Dataset excerpt
((

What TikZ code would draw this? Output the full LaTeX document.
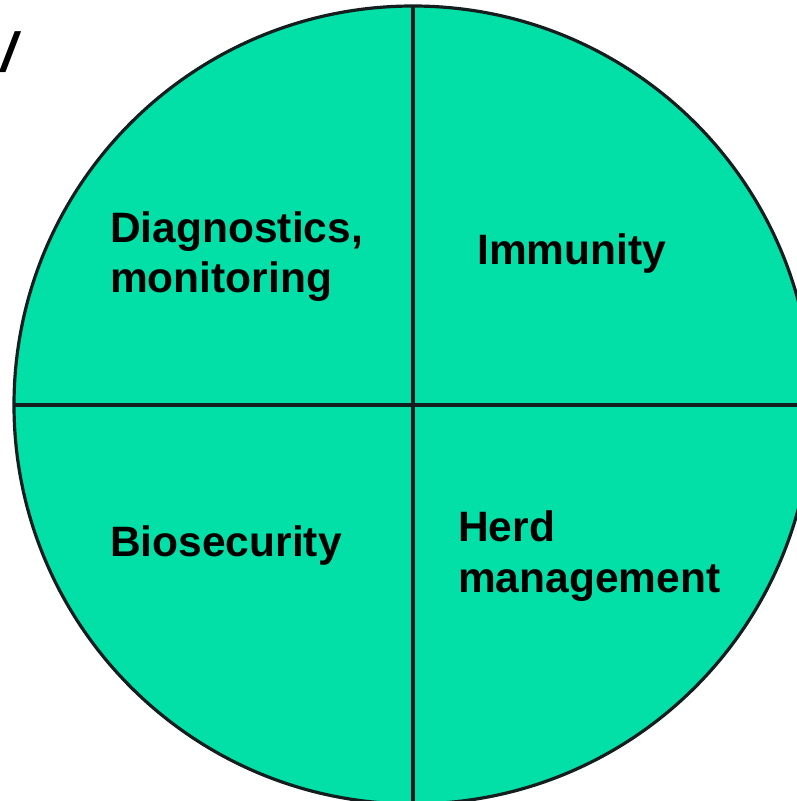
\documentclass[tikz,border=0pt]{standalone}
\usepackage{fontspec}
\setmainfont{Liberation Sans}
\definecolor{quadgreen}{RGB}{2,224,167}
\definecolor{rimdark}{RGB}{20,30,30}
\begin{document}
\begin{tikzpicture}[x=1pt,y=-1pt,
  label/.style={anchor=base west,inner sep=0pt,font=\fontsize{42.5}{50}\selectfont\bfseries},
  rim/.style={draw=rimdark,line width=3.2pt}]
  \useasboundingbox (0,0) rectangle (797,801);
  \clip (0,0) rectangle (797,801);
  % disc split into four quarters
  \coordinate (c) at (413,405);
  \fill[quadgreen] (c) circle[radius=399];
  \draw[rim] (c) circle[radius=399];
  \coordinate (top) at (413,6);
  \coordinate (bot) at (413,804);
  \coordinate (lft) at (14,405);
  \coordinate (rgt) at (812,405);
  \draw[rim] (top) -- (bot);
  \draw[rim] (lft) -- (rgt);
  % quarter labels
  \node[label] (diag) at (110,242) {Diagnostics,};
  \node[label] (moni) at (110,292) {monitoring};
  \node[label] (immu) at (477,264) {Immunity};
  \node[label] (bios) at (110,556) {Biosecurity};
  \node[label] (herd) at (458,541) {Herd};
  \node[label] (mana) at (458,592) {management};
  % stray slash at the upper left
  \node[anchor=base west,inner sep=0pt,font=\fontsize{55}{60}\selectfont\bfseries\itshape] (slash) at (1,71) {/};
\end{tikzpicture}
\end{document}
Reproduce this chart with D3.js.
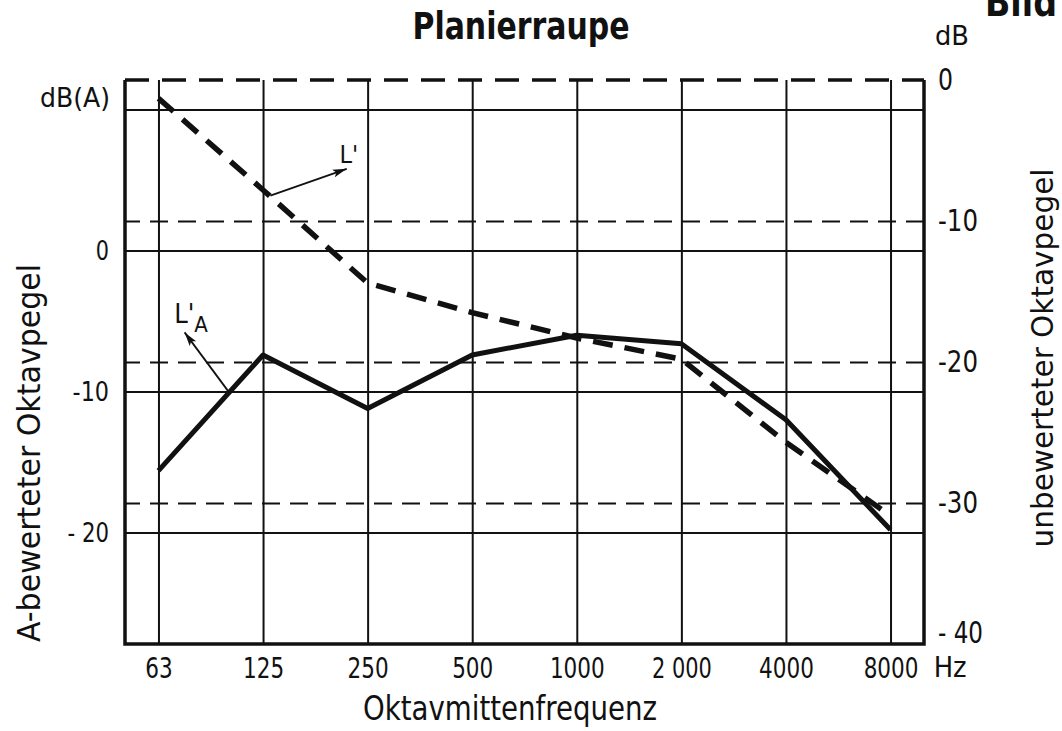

))

What you should do: Repeat the material exactly as it reads, without any of its pictures.

Answer to this problem:
What TikZ code would draw this? Output the full LaTeX document.
\documentclass[tikz,border=0pt]{standalone}
\usepackage{fontspec}
\setmainfont{Liberation Sans}
\definecolor{quadgreen}{RGB}{2,224,167}
\definecolor{rimdark}{RGB}{20,30,30}
\begin{document}
\begin{tikzpicture}[x=1pt,y=-1pt,
  label/.style={anchor=base west,inner sep=0pt,font=\fontsize{42.5}{50}\selectfont\bfseries},
  rim/.style={draw=rimdark,line width=3.2pt}]
  \useasboundingbox (0,0) rectangle (797,801);
  \clip (0,0) rectangle (797,801);
  % disc split into four quarters
  \coordinate (c) at (413,405);
  \fill[quadgreen] (c) circle[radius=399];
  \draw[rim] (c) circle[radius=399];
  \coordinate (top) at (413,6);
  \coordinate (bot) at (413,804);
  \coordinate (lft) at (14,405);
  \coordinate (rgt) at (812,405);
  \draw[rim] (top) -- (bot);
  \draw[rim] (lft) -- (rgt);
  % quarter labels
  \node[label] (diag) at (110,242) {Diagnostics,};
  \node[label] (moni) at (110,292) {monitoring};
  \node[label] (immu) at (477,264) {Immunity};
  \node[label] (bios) at (110,556) {Biosecurity};
  \node[label] (herd) at (458,541) {Herd};
  \node[label] (mana) at (458,592) {management};
  % stray slash at the upper left
  \node[anchor=base west,inner sep=0pt,font=\fontsize{55}{60}\selectfont\bfseries\itshape] (slash) at (1,71) {/};
\end{tikzpicture}
\end{document}
Reproduce this chart with D3.js.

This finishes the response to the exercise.